→ WHAT IS ASKED: Every line with the string "this" should be gathered.

→ DATASET ENTRIES:
— Start —

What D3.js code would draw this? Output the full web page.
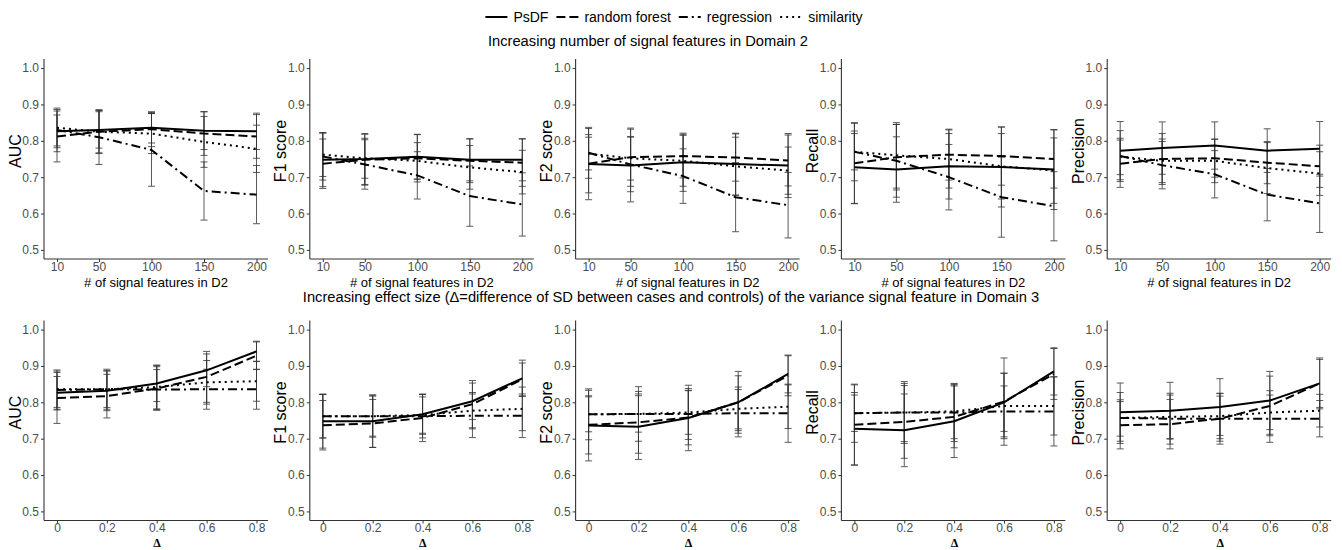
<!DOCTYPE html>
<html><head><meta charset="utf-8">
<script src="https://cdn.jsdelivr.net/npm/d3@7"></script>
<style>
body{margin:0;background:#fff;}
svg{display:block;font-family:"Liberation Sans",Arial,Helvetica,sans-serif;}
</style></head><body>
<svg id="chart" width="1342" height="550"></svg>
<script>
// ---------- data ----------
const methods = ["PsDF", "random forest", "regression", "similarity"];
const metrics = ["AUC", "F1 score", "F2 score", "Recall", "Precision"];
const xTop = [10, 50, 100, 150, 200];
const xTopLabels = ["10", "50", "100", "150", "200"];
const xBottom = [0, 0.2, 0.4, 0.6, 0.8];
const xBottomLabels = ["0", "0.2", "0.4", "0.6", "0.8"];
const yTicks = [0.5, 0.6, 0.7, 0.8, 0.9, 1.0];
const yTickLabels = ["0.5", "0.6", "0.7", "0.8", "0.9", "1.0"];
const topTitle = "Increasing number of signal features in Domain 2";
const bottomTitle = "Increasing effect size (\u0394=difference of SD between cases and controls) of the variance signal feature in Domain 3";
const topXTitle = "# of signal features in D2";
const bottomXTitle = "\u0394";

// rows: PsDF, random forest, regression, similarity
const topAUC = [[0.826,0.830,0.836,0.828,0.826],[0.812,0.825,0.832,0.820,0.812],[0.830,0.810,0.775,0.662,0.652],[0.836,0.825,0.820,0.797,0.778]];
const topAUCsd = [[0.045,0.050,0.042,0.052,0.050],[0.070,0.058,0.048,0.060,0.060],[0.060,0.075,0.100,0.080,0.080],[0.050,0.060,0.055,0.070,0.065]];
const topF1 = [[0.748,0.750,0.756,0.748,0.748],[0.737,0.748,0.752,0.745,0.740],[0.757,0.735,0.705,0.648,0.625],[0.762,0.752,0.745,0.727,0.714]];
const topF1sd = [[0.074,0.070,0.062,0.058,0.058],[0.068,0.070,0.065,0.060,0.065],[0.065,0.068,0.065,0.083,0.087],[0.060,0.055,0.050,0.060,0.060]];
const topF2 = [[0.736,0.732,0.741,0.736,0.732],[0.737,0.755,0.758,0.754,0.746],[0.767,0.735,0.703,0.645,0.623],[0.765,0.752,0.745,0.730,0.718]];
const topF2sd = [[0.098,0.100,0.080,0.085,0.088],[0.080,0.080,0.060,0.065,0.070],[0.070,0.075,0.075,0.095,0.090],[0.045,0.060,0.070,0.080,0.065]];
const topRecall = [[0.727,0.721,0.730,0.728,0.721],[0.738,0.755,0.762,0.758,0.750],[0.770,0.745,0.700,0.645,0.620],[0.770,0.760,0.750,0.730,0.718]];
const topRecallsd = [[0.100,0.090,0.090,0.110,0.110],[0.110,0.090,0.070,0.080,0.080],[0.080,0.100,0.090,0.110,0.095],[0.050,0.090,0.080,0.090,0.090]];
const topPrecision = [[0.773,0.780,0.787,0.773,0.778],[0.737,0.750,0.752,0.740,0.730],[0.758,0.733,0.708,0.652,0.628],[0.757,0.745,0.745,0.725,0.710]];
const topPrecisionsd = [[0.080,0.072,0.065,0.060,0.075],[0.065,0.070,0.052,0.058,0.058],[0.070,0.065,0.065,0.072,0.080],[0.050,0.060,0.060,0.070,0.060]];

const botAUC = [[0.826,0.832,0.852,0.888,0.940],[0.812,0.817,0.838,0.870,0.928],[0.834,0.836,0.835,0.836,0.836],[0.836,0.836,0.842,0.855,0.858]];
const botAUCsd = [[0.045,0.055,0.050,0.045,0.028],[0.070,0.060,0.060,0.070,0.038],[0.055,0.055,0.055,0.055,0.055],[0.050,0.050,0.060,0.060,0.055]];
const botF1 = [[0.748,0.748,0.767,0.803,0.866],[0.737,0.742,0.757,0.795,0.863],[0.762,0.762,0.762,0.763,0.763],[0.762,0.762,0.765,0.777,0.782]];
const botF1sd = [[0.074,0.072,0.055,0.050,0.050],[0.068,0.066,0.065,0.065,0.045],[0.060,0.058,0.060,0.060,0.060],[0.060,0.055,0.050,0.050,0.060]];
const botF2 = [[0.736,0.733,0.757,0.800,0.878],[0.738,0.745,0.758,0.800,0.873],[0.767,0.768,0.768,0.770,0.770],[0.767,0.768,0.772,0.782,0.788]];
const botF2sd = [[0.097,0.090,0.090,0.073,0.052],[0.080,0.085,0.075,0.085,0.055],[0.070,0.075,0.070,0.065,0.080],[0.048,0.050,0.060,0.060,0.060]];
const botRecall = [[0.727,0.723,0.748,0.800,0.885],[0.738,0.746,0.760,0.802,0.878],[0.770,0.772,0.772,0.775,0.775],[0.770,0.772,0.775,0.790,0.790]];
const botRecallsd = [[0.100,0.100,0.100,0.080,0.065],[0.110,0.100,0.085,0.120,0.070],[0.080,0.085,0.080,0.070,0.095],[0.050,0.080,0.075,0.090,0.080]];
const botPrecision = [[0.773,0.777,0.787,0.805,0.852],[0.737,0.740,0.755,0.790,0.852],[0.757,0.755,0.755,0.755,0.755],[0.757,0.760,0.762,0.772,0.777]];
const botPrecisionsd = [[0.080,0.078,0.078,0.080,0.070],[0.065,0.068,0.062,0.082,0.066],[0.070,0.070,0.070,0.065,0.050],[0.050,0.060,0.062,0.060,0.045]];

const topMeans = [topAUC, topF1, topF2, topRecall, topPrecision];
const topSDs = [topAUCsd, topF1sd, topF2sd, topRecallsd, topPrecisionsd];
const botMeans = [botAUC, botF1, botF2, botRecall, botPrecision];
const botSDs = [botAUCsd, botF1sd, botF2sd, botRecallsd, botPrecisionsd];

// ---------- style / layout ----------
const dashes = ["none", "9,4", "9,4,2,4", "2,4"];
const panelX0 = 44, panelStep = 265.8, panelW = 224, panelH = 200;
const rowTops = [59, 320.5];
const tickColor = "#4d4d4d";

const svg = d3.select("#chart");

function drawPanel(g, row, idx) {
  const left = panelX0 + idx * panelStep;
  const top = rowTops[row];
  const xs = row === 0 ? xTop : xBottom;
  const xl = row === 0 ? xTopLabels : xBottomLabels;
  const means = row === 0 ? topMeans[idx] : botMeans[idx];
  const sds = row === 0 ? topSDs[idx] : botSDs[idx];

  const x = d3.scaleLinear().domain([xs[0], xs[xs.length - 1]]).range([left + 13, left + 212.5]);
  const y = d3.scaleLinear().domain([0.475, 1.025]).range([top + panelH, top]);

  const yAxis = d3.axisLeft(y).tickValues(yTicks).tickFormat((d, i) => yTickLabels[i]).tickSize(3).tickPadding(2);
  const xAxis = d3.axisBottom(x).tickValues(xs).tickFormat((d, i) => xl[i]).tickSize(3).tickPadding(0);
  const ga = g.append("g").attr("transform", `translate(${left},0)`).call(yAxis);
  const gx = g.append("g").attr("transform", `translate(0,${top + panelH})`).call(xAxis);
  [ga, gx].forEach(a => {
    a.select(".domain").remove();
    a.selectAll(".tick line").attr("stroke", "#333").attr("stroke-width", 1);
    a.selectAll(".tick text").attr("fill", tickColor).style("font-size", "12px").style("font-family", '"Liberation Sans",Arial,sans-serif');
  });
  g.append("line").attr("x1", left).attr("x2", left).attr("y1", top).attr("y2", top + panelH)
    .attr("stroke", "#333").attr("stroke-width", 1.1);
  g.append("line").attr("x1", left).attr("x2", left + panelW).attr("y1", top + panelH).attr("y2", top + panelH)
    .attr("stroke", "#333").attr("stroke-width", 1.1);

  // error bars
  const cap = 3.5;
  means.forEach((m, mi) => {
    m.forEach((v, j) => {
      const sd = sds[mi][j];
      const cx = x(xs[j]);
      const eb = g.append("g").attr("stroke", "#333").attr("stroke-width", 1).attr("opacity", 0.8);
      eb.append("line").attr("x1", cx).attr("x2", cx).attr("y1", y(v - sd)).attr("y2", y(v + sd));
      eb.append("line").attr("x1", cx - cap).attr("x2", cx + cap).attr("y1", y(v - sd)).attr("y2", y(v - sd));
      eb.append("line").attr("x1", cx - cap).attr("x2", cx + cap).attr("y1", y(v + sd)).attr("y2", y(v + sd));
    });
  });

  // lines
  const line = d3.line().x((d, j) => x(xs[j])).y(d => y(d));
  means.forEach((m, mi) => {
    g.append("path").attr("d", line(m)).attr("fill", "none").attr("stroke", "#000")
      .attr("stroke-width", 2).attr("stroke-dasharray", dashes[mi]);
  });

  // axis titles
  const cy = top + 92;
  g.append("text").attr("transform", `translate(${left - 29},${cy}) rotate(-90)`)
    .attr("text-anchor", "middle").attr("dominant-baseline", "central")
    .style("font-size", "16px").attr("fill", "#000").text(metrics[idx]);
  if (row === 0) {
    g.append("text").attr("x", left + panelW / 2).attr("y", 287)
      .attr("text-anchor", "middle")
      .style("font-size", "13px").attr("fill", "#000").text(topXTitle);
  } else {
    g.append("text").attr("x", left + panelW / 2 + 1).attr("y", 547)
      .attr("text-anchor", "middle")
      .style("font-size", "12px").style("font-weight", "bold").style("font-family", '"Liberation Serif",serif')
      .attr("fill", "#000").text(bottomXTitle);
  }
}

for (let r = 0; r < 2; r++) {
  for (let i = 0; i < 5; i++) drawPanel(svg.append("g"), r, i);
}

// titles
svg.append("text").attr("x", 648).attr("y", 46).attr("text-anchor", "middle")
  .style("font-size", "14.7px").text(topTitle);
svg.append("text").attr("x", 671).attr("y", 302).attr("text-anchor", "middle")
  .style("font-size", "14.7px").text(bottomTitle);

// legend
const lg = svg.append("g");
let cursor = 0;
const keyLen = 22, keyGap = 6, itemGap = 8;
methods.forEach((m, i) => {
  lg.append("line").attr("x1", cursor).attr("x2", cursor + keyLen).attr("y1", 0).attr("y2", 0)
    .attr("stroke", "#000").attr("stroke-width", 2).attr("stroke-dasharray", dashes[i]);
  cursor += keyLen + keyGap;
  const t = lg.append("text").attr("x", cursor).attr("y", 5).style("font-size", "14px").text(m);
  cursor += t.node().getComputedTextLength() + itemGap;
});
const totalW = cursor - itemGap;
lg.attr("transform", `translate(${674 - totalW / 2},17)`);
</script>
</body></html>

— End —
— Start —

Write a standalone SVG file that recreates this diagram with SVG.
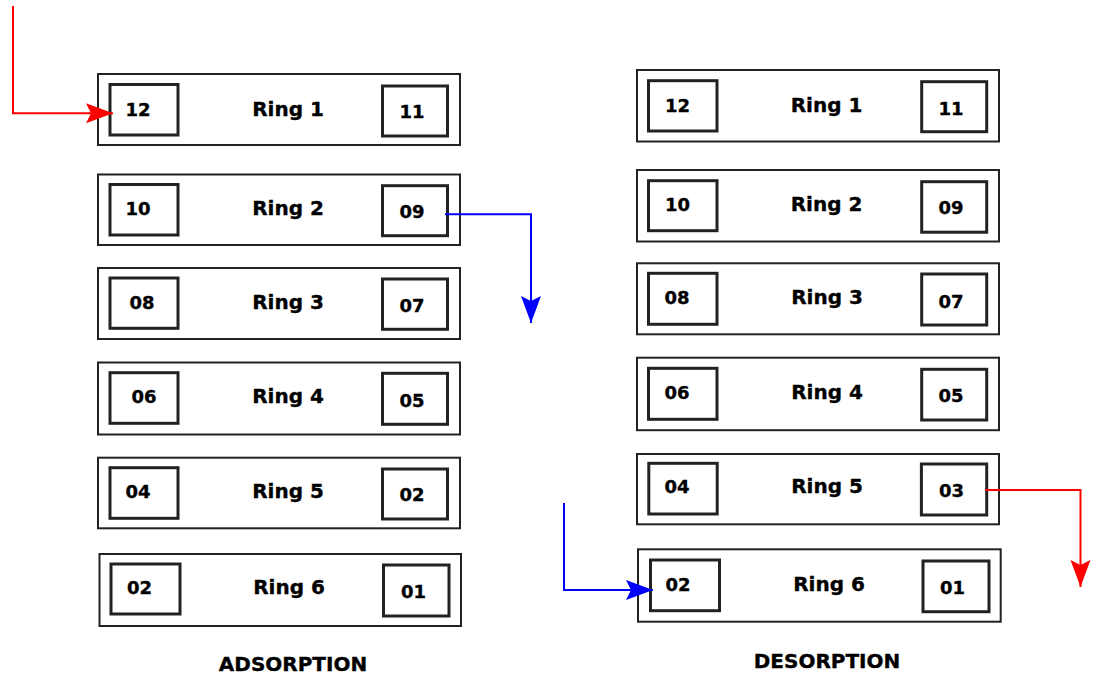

— End —
— Start —

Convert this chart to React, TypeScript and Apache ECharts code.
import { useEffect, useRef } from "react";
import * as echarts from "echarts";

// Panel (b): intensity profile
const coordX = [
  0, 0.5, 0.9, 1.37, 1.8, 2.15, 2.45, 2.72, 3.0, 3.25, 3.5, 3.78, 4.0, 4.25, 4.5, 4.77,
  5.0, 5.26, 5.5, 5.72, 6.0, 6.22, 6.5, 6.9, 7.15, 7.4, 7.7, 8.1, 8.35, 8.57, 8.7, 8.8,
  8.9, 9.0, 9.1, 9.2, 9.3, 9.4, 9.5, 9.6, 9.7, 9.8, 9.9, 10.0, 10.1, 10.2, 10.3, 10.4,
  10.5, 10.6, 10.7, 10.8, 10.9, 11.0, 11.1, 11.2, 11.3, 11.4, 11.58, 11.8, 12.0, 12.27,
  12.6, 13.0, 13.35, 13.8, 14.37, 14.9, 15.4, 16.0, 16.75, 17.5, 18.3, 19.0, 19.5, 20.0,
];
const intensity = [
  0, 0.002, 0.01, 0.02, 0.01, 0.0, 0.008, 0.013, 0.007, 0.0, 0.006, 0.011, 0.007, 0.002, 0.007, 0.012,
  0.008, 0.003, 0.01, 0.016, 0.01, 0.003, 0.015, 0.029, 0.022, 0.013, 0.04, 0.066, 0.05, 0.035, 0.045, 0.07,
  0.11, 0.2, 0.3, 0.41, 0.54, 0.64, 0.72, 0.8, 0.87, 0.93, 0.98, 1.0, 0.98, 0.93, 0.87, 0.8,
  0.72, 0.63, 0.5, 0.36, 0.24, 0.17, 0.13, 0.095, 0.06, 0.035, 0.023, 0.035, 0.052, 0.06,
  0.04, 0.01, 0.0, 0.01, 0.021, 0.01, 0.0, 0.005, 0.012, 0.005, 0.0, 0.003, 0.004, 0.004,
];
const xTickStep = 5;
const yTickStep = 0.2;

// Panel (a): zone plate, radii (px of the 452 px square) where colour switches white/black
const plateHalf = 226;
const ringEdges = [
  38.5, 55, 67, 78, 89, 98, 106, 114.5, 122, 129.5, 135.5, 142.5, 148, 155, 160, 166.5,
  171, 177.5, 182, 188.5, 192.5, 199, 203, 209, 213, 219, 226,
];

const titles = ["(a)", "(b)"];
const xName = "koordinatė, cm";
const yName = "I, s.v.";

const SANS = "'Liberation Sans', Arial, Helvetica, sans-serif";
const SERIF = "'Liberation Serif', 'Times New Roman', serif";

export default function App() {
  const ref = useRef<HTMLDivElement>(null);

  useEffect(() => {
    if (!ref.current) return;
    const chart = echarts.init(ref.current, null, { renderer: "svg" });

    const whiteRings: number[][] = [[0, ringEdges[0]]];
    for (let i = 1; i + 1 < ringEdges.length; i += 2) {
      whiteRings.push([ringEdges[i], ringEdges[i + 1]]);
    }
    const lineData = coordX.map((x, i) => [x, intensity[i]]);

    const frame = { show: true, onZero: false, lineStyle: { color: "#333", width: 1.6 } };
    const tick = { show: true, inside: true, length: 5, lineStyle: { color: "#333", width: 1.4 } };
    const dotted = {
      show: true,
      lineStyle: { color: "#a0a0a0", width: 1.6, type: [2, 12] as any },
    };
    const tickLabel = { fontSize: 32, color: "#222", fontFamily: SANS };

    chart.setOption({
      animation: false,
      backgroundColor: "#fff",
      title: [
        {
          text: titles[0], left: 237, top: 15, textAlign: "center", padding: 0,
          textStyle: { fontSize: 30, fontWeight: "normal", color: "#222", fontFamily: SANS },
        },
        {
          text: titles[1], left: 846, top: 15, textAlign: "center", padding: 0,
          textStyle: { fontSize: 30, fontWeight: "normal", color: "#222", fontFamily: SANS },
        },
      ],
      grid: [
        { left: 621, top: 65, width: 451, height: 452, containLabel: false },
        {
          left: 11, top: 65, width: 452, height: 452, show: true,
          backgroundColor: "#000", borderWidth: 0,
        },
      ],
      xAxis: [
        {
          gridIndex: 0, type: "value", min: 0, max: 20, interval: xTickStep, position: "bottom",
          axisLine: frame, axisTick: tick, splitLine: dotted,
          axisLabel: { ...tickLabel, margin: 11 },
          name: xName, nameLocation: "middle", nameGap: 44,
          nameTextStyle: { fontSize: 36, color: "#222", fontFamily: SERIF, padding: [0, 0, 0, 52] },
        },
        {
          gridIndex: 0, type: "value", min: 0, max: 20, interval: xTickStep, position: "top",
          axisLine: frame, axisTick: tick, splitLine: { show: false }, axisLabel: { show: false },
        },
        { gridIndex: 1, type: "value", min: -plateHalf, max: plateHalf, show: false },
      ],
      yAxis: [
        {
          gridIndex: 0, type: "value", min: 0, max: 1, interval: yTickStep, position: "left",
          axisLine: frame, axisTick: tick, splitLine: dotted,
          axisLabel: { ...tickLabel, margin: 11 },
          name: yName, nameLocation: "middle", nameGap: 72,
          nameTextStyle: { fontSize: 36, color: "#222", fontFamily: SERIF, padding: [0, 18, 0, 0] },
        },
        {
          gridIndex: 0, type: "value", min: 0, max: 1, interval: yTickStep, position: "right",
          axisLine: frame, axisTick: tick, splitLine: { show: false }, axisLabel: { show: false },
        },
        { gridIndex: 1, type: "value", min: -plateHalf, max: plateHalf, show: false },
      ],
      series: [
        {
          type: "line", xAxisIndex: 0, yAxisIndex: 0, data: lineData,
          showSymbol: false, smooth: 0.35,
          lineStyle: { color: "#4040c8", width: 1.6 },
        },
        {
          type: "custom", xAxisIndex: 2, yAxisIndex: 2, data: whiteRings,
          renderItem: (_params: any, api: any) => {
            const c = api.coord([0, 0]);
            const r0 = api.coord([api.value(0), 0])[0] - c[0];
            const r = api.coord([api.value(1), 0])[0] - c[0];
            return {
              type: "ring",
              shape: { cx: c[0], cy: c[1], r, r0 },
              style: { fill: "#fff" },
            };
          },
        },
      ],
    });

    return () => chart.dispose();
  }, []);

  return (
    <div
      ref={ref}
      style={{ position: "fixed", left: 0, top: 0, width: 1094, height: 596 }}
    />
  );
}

— End —

→ WRITTEN RESPONSE:
What D3.js code would draw this? Output the full web page.
Write a standalone SVG file that recreates this diagram with SVG.
Convert this chart to React, TypeScript and Apache ECharts code.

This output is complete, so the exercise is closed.